Acervo pessoal
Vila Mariana, Rua Berta, a estrutura sacra de capela da Cinemateca, Lasar Segall e as casas que parecem irmãs
Por vezes, a falta de diálogo da arquitetura de São Paulo me incomoda em todo o seu poder de aniquilação. Uma cidade em que a ideia de pertencimento possível está no refúgio. Não é possível permanecer inteiro diante da cacofonia de São Paulo, que consegue ser bela e horrorosa e terrível e estéril e provinciana e iluminada e sanguínea e perspicaz e fúnebre, como um oráculo coberto por véus. É possível contemplar a incoerência aberrante, o canto atonal de pássaros-ornitorrincos, do mesmo modo que é possível perceber a tessitura de um fetiche ou ouvir agulhas caindo em um chão de cozinha, talvez vermelho, e intuir o risco. Mas a contemplação inteira é um movimento harmônico – seja ele sublime, aterrorizante, duro ou sereno.. Por isso, em São Paulo, quando se tem sorte, refugia-se em um bairro, muitas vezes em uma quadra de um bairro ou mesmo em uma única rua – que, se muito longa, pode resumir sua harmonia a uma esquina, a uma calçada antes de curvas em direção ao caos, a uma calçada de casas que parecem irmãs. É razoável ser bairrista em São Paulo. Mais do que razoável, é humano.
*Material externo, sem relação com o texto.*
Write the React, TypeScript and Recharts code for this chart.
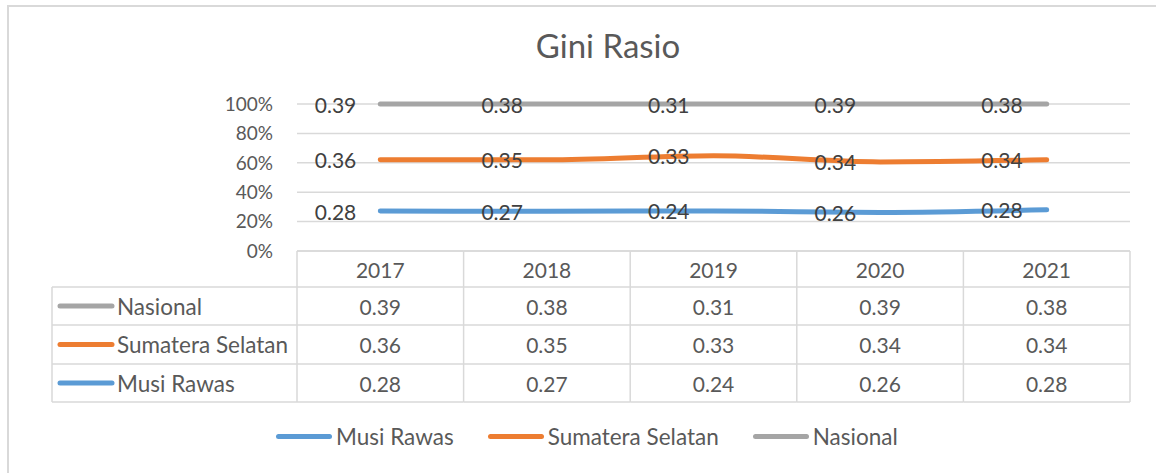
import { AreaChart, Area, XAxis, YAxis, CartesianGrid, LabelList, Legend } from 'recharts';

const years = ['2017', '2018', '2019', '2020', '2021'];
const musiRawas = [0.28, 0.27, 0.24, 0.26, 0.28];
const sumateraSelatan = [0.36, 0.35, 0.33, 0.34, 0.34];
const nasional = [0.39, 0.38, 0.31, 0.39, 0.38];
const percentTicks = [0, 0.2, 0.4, 0.6, 0.8, 1];

const series = [
  { key: 'musiRawas', name: 'Musi Rawas', color: '#5B9BD5', values: musiRawas },
  { key: 'sumateraSelatan', name: 'Sumatera Selatan', color: '#ED7D31', values: sumateraSelatan },
  { key: 'nasional', name: 'Nasional', color: '#A5A5A5', values: nasional },
];
// data table lists series top-down in reverse order
const tableRows = [series[2], series[1], series[0]];

const data = years.map((year, i) => ({
  year,
  musiRawas: musiRawas[i],
  sumateraSelatan: sumateraSelatan[i],
  nasional: nasional[i],
}));

const WIDTH = 1156;
const HEIGHT = 473;
const PLOT_LEFT = 297;
const PLOT_RIGHT = 1130;
const PLOT_TOP = 104;
const PLOT_BOTTOM = 251;
const Y_AXIS_W = 60;
const COL_W = (PLOT_RIGHT - PLOT_LEFT) / years.length;
const TABLE_LEFT = 52;
const ROW_LINES = [PLOT_BOTTOM, 287, 325, 364, 402];

const FONT = 'Lato, "Open Sans", sans-serif';
const TEXT = '#595959';
const GRID = '#D9D9D9';

function TableTick(props: any) {
  const { x, payload } = props;
  const i = years.indexOf(payload.value);
  const left = x - COL_W / 2;
  const right = x + COL_W / 2;
  const mid = (r: number) => (ROW_LINES[r] + ROW_LINES[r + 1]) / 2;
  return (
    <g fontFamily={FONT} fontSize={21} fill={TEXT}>
      {ROW_LINES.map((y) => (
        <line key={y} x1={left} x2={right} y1={y} y2={y} stroke={GRID} strokeWidth={1.5} />
      ))}
      <line x1={left} x2={left} y1={ROW_LINES[0]} y2={ROW_LINES[4]} stroke={GRID} strokeWidth={1.5} />
      {i === years.length - 1 && (
        <line x1={right} x2={right} y1={ROW_LINES[0]} y2={ROW_LINES[4]} stroke={GRID} strokeWidth={1.5} />
      )}
      <text x={x} y={mid(0)} textAnchor="middle" dominantBaseline="central">
        {years[i]}
      </text>
      {tableRows.map((s, r) => (
        <text key={s.key} x={x} y={mid(r + 1)} textAnchor="middle" dominantBaseline="central">
          {s.values[i].toFixed(2)}
        </text>
      ))}
      {i === 0 && (
        <g>
          {ROW_LINES.slice(1).map((y) => (
            <line key={y} x1={TABLE_LEFT} x2={left} y1={y} y2={y} stroke={GRID} strokeWidth={1.5} />
          ))}
          <line x1={TABLE_LEFT} x2={TABLE_LEFT} y1={ROW_LINES[1]} y2={ROW_LINES[4]} stroke={GRID} strokeWidth={1.5} />
          {tableRows.map((s, r) => (
            <g key={s.key}>
              <line x1={60} x2={112} y1={mid(r + 1)} y2={mid(r + 1)} stroke={s.color} strokeWidth={5} strokeLinecap="round" />
              <text x={117} y={mid(r + 1)} dominantBaseline="central" fontSize={22.5}>
                {s.name}
              </text>
            </g>
          ))}
        </g>
      )}
    </g>
  );
}

const makeLabel = (values: number[]) => (props: any) => {
  const { x, y, index } = props;
  return (
    <text
      x={x - 24}
      y={y}
      textAnchor="end"
      dominantBaseline="central"
      fontFamily={FONT}
      fontSize={21}
      fill="#404040"
    >
      {values[index].toFixed(2)}
    </text>
  );
};

function LegendContent() {
  return (
    <div style={{ display: 'flex', alignItems: 'center', fontFamily: FONT, fontSize: 22.5, color: TEXT }}>
      {series.map((s) => (
        <div key={s.key} style={{ display: 'flex', alignItems: 'center', marginRight: 34 }}>
          <div style={{ width: 56, height: 5, borderRadius: 3, background: s.color, marginRight: 4 }} />
          <span>{s.name}</span>
        </div>
      ))}
    </div>
  );
}

export default function App() {
  return (
    <div style={{ position: 'absolute', left: 0, top: 0, width: WIDTH, height: HEIGHT, background: '#fff', overflow: 'hidden' }}>
      <div
        style={{
          position: 'absolute',
          left: 7,
          top: 5,
          width: WIDTH,
          height: HEIGHT,
          borderLeft: `2px solid ${GRID}`,
          borderTop: `2px solid ${GRID}`,
        }}
      />
      <div
        style={{
          position: 'absolute',
          left: 0,
          top: 25,
          width: 1216,
          textAlign: 'center',
          fontFamily: FONT,
          fontSize: 33,
          color: TEXT,
        }}
      >
        Gini Rasio
      </div>
      <AreaChart
        width={WIDTH}
        height={HEIGHT}
        data={data}
        stackOffset="expand"
        margin={{ top: PLOT_TOP, right: WIDTH - PLOT_RIGHT, left: PLOT_LEFT - Y_AXIS_W, bottom: 72 }}
      >
        <CartesianGrid horizontal vertical={false} stroke={GRID} strokeWidth={1.5} />
        <XAxis
          dataKey="year"
          height={HEIGHT - PLOT_BOTTOM - 72}
          padding={{ left: COL_W / 2, right: COL_W / 2 }}
          axisLine={false}
          tickLine={false}
          interval={0}
          tick={<TableTick />}
        />
        <YAxis
          width={Y_AXIS_W}
          domain={[0, 1]}
          ticks={percentTicks}
          tickFormatter={(v: number) => `${Math.round(v * 100)}%`}
          axisLine={false}
          tickLine={false}
          tickSize={0}
          tickMargin={24}
          tick={{ fill: TEXT, fontSize: 19, fontFamily: FONT }}
        />
        {series.map((s) => (
          <Area
            key={s.key}
            type="monotone"
            dataKey={s.key}
            name={s.name}
            stackId="1"
            stroke={s.color}
            strokeWidth={5}
            strokeLinecap="round"
            fill="none"
            dot={false}
            activeDot={false}
            isAnimationActive={false}
          >
            <LabelList content={makeLabel(s.values)} />
          </Area>
        ))}
        <Legend
          layout="horizontal"
          verticalAlign="middle"
          align="center"
          wrapperStyle={{ top: 423, left: 276, width: 'auto' }}
          content={<LegendContent />}
        />
      </AreaChart>
    </div>
  );
}
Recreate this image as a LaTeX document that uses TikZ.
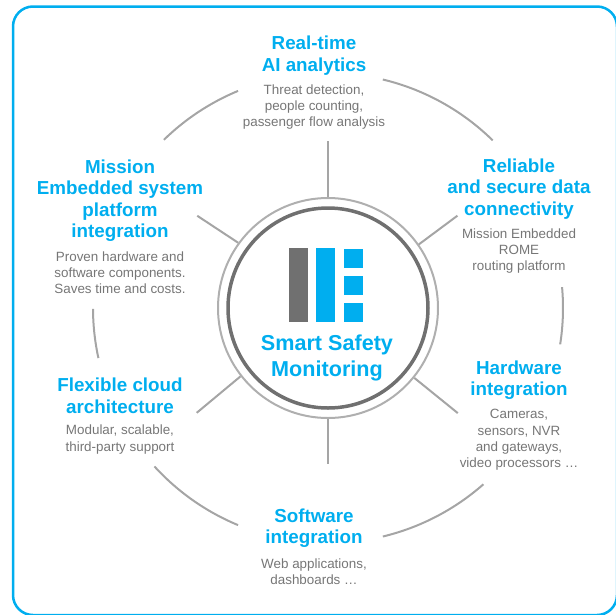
\documentclass[tikz,border=0pt]{standalone}
\usepackage{fontspec}
\setmainfont{Liberation Sans}
\usetikzlibrary{calc}
\definecolor{mblue}{RGB}{0,174,239}
\definecolor{dgray}{RGB}{112,112,112}
\definecolor{lgray}{RGB}{165,165,165}
\definecolor{rgray}{RGB}{175,175,175}
\definecolor{tgray}{RGB}{118,118,118}
\begin{document}
\begin{tikzpicture}[x=1pt,y=-1pt,
  title/.style={text=mblue,font=\fontsize{18.8}{21.5}\selectfont\bfseries,align=center,inner sep=0pt},
  desc/.style={text=tgray,font=\fontsize{13.4}{16.2}\selectfont,align=center,inner sep=0pt},
  spoke/.style={draw=lgray,line width=2pt},
  bigarc/.style={draw=lgray,line width=2pt}]
\clip (0,0) rectangle (616,614);
\draw[mblue,line width=2.5pt,rounded corners=20pt] (13,6.5) rectangle (617,615);
\coordinate (c) at (328,308);
% hub rings
\node[circle,draw=rgray,line width=2pt,minimum size=220pt,inner sep=0pt] (hub) at (c) {};
\node[circle,draw=dgray,line width=3.5pt,minimum size=200pt,inner sep=0pt] (core) at (c) {};
% logo
\fill[dgray] (289,248) rectangle (307.7,322);
\fill[mblue] (316,248) rectangle (334.7,322);
\fill[mblue] (344,248.5) rectangle (362.7,267.7);
\fill[mblue] (344,276) rectangle (362.7,295);
\fill[mblue] (344,303) rectangle (362.7,322);
\node[text=mblue,font=\fontsize{21.6}{26}\selectfont\bfseries,align=center,inner sep=0pt] (name) at (327,358) {Smart Safety\\Monitoring};
% outer arcs
\draw[bigarc] ($(c)+(112.5:235pt)$) arc[start angle=112.5,end angle=134.3,radius=235pt];
\draw[bigarc] ($(c)+(45.5:235pt)$) arc[start angle=45.5,end angle=76.5,radius=235pt];
\draw[bigarc] ($(c)+(-8.9:235pt)$) arc[start angle=-8.9,end angle=5.1,radius=235pt];
\draw[bigarc] ($(c)+(-76.5:235pt)$) arc[start angle=-76.5,end angle=-48.6,radius=235pt];
\draw[bigarc] ($(c)+(222.4:235pt)$) arc[start angle=222.4,end angle=247.5,radius=235pt];
\draw[bigarc] ($(c)+(180.2:235pt)$) arc[start angle=180.2,end angle=192.3,radius=235pt];
% spoke ends
\coordinate (e1) at ($(c)+(90:167pt)$);
\coordinate (e2) at ($(c)+(35.5:159pt)$);
\coordinate (e3) at ($(c)+(-39:167pt)$);
\coordinate (e4) at ($(c)+(-90:156pt)$);
\coordinate (e5) at ($(c)+(218.6:168pt)$);
\coordinate (e6) at ($(c)+(144.8:160pt)$);
\draw[spoke] (hub.90) -- (e1);
\draw[spoke] (hub.35.5) -- (e2);
\draw[spoke] (hub.-39) -- (e3);
\draw[spoke] (hub.-90) -- (e4);
\draw[spoke] (hub.218.6) -- (e5);
\draw[spoke] (hub.144.8) -- (e6);
% texts
\node[title] (t1) at (314,55.5) {Real-time\\AI analytics};
\node[desc] (d1) at (314,107) {Threat detection,\\people counting,\\passenger flow analysis};
\node[title] (t2) at (519,189) {Reliable\\and secure data\\connectivity};
\node[desc] (d2) at (519,251) {Mission Embedded\\ROME\\routing platform};
\node[title] (t3) at (519,380) {Hardware\\integration};
\node[desc] (d3) at (519,440) {Cameras,\\sensors, NVR\\and gateways,\\video processors …};
\node[title] (t4) at (314,528) {Software\\integration};
\node[desc] (d4) at (314,571.5) {Web applications,\\dashboards …};
\node[title] (t5) at (120,396) {Flexible cloud\\architecture};
\node[desc] (d5) at (120,439.5) {Modular, scalable,\\third-party support};
\node[title] (t6) at (120,200.5) {Mission\\Embedded system\\platform\\integration};
\node[desc] (d6) at (120,272.7) {Proven hardware and\\software components.\\Saves time and costs.};
\end{tikzpicture}
\end{document}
A rua Berta, do Museu Lasar Segall, é plena na clareza do pertencimento que carrega. Com uma timidez convidativa que começa no nome, Berta, e que se estende pelas casas de três pisos em frente ao museu que guardam tapetes e jardins breviloquentes que parecem epítomes seguras de si, e carros velhos e calmos e segredos contidos que bem abrigariam funcionários públicos inteligentes e possivelmente bonitos, a rua é um lugar em que se pode esperar e morrer e viver por todo o sempre. Seu espírito é feito de valsas de Vivaldi.
Depois de passar no Lasar Segall – que deve ser o museu mais inabitado de São Paulo e por isso o mais feliz, de uma felicidade meditativa e tímida como toda felicidade que não transborda para a estupidez –, caminho pelas ruas, agora já atonais e desconexas, de outros trechos da Vila Mariana. E todo lugar esconde tesouros, mesmo quando não está circundado por beleza. Um mercadinho com óleos perfumados gerido por um homem de meia idade oriental de tatuagem misteriosa e cabelos que se estendem até os ombros e franja falha no qual compro cigarros e chicletes sem açúcar. Um ateliê em que uma moça trabalha com olhar reflexivo cuja escolha de cores da entrada é muito precisa. Um pombo se alimentando com rara paz, sozinho, em uma calçada em que o cinza vira verde musgo e cinza. A estrutura sacra de capela, que nunca havia reparado direito, da Cinemateca. Tudo é sagrado mesmo e a beleza é o próprio tesouro.
O Lasar Segall sempre me comoveu e que sempre me remete às vidas passadas, hoje, me fez pensar em Joseph Roth. “Primeiro entrou um homem pequeno e magro, em cujo rosto o nariz assentava como um elemento estranho e muito surpreso; era um nariz impertinente, insistentemente inquisidor e, todavia, comovente e ridículo…”
São quase 20h10. Fazia tempo que não vinha à Cinemateca. Sinto saudades do tempo em que vim pela última vez e talvez sinta saudades de hoje, em que também vi pavões em gravuras e espero. O mistério é irresistível.